What are the factors that drive this decision?

In addition to the above question, there is the important one of matching the problem to the processing architecture. Put another way, the questions above must be answered within the context of the problem to be solved. For some hard real time problems (such as anti–aircraft defense), there might be a minimum speedup that needs to be achieved without regard to cost. Commercial problems rarely show this dependence on a specific performance level.

Sharing Data

There are two main categories here, each having subcategories.

Multiprocessors are computing systems in which all programs share a single address space. This may be achieved by use of a single memory or a collection of memory modules that are closely connected and addressable as a single unit. All programs running on such a system communicate via shared variables in memory. There are two major variants of multiprocessors: UMA and NUMA.

In UMA (Uniform Memory Access) multiprocessors, often called SMP (Symmetric Multiprocessors), each processor takes the same amount of time to access every
memory location. This property may be enforced by use of memory delays.

In NUMA (Non–Uniform Memory Access) multiprocessors, some memory accesses are faster than others. This model presents interesting challenges to the programmer in that race conditions become a real possibility, but offers increased performance.

Multicomputers are computing systems in which a collection of processors, each with its private memory, communicate via some dedicated network. Programs communicate by use of specific send message and receive message primitives. There are 2 types of multicomputers: clusters and MPP (Massively Parallel Processors).

Coordination of Processes

Processes operating on parallel processors must be coordinated in order to insure proper access to data and avoid the “lost update” problem associated with stale data. In the stale data problem, a processor uses an old copy of a data item that has been updated. We must guarantee that each processor uses only “fresh data”. We shall address this issue
head–on when we address the cache coherency problem.

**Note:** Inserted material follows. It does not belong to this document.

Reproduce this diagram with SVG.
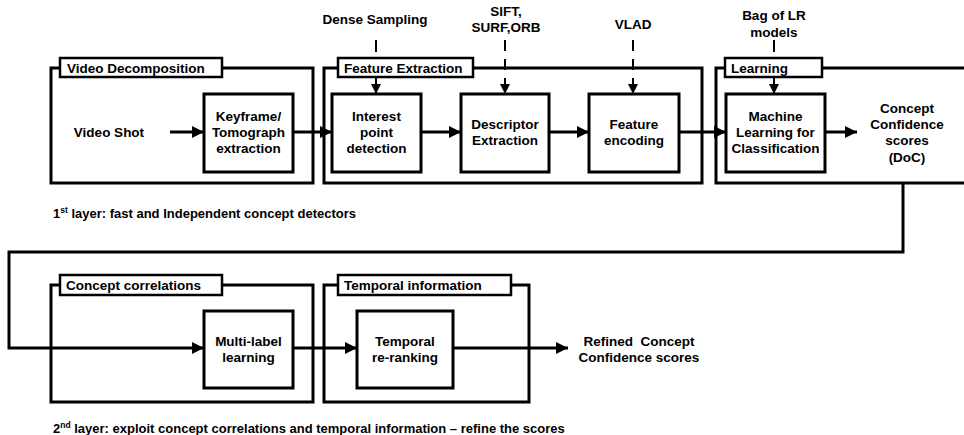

Classification of Parallel Processors

Here is a figure from Tanenbaum [R15]. It shows a taxonomy of parallel computers, including SIMD, MISD, and MIMD.

Note Tanenbaum’s sense of humor. What he elsewhere calls a cluster, he here calls a COW for Collection of Workstations. Here is another figure from Tanenbaum (Ref. 4, page 549). It shows a number of levels of parallelism including multiprocessors and multicomputers.

a) On–chip parallelism, b) An attached coprocessor (we shall discuss these soon),
c) A multiprocessor with shared memory, d) A multicomputer, each processor having
its private memory and cache, and e) A grid, which is a loosely coupled multicomputer.

Task Granularity

This is a model discussed by Harold Stone [R109]. It is formulated in terms of a time–sharing model of computation. In time sharing, each process that is active on a computer is given a fixed time allocation, called a quantum, during which it can use the CPU. At the end of its quantum, it is timed out, and another process is given the CPU. The Operating System will move the place a reference to the timed–out process on a ready queue and restart it a bit later. This model does not account for a process requesting I/O and not being able to use its entire quantum due to being blocked.